Even if the original Obama plan — around $800 billion in stimulus, with a substantial fraction of that total given over to ineffective tax cuts — had been enacted, it wouldn’t have been enough to fill the looming hole in the U.S. economy, which the Congressional Budget Office estimates will amount to $2.9 trillion over the next three years.

Yet the centrists did their best to make the plan weaker and worse.

The centrists, however, are only partly at fault. President Barack Obama has earned his share of the blame by trying to be all things to all people — including those who wanted nothing to do with him whatsoever. So rather than being bold, Krugman notes, and pushing “a really strong stimulus plan, reflecting both the economy’s dire straits and his own electoral mandate,” he has “offered a plan that was clearly both too small and too heavily reliant on tax cuts.”

The reason?

Because he wanted the plan to have broad bipartisan support, and believed that it would. Not long ago administration strategists were talking about getting 80 or more votes in the Senate.

The debate reminded me of something I learned while working retail — I managed a tuxedo shop — in my early 20s: Never undersell a potential customer. If a customer were to come in looking for a tux, we were taught to put him in the most expensive one in the store. Let him direct you downward. If you start with the cheap suit, you’ll never get him in the more expensive ones, no matter how much nicer they might be.

The same goes for contract negotiations, selling a house or a car, etc.

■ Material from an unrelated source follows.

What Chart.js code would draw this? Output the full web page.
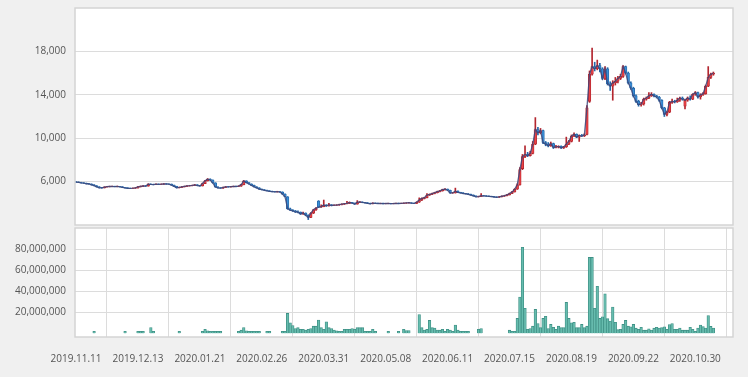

Always ask for more than you expect to get. If you put your best price on the table, you have no room for negotiations and you will have no choice but to take less than you might otherwise have received.

President Obama failed to follow this basic rule of negotiations and sales. His original plan was compromised before he sent it to Capitol Hill, leaving him with nowhere to go during negotiations — especially with a recalcitrant Republican minority in the Senate having just enough votes to filibuster his plan.

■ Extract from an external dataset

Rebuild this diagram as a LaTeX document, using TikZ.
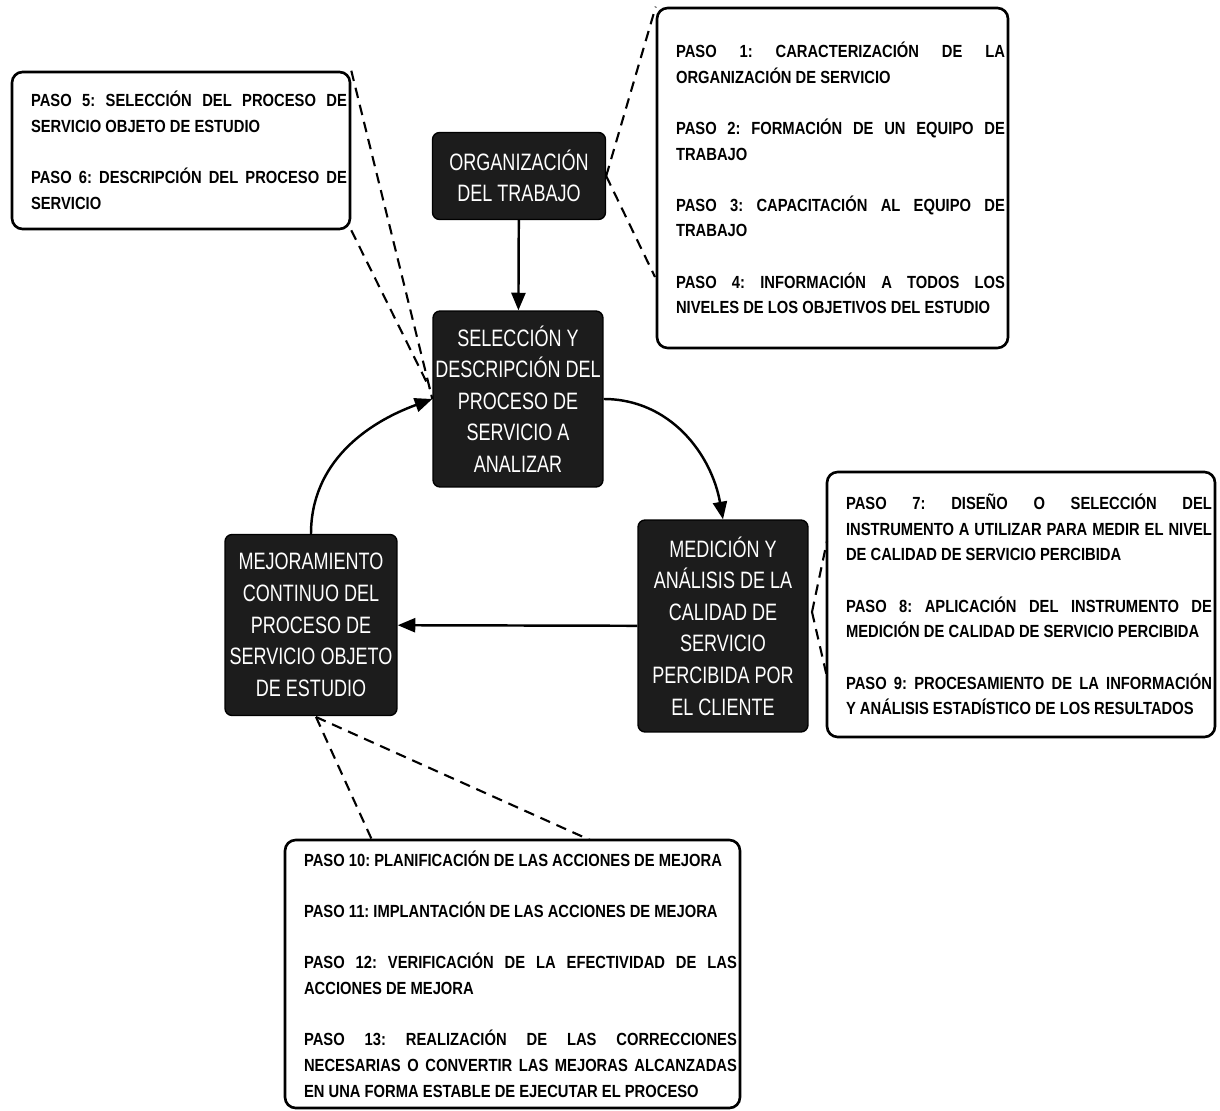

The result was a stalemate in the Senate that left Obama turning to a handful of centrists.

So Mr. Obama was reduced to bargaining for the votes of those centrists. And the centrists, predictably, extracted a pound of flesh — not, as far as anyone can tell, based on any coherent economic argument, but simply to demonstrate their centrist mojo. They probably would have demanded that $100 billion or so be cut from anything Mr. Obama proposed; by coming in with such a low initial bid, the president guaranteed that the final deal would be much too small.

Such are the perils of negotiating with yourself.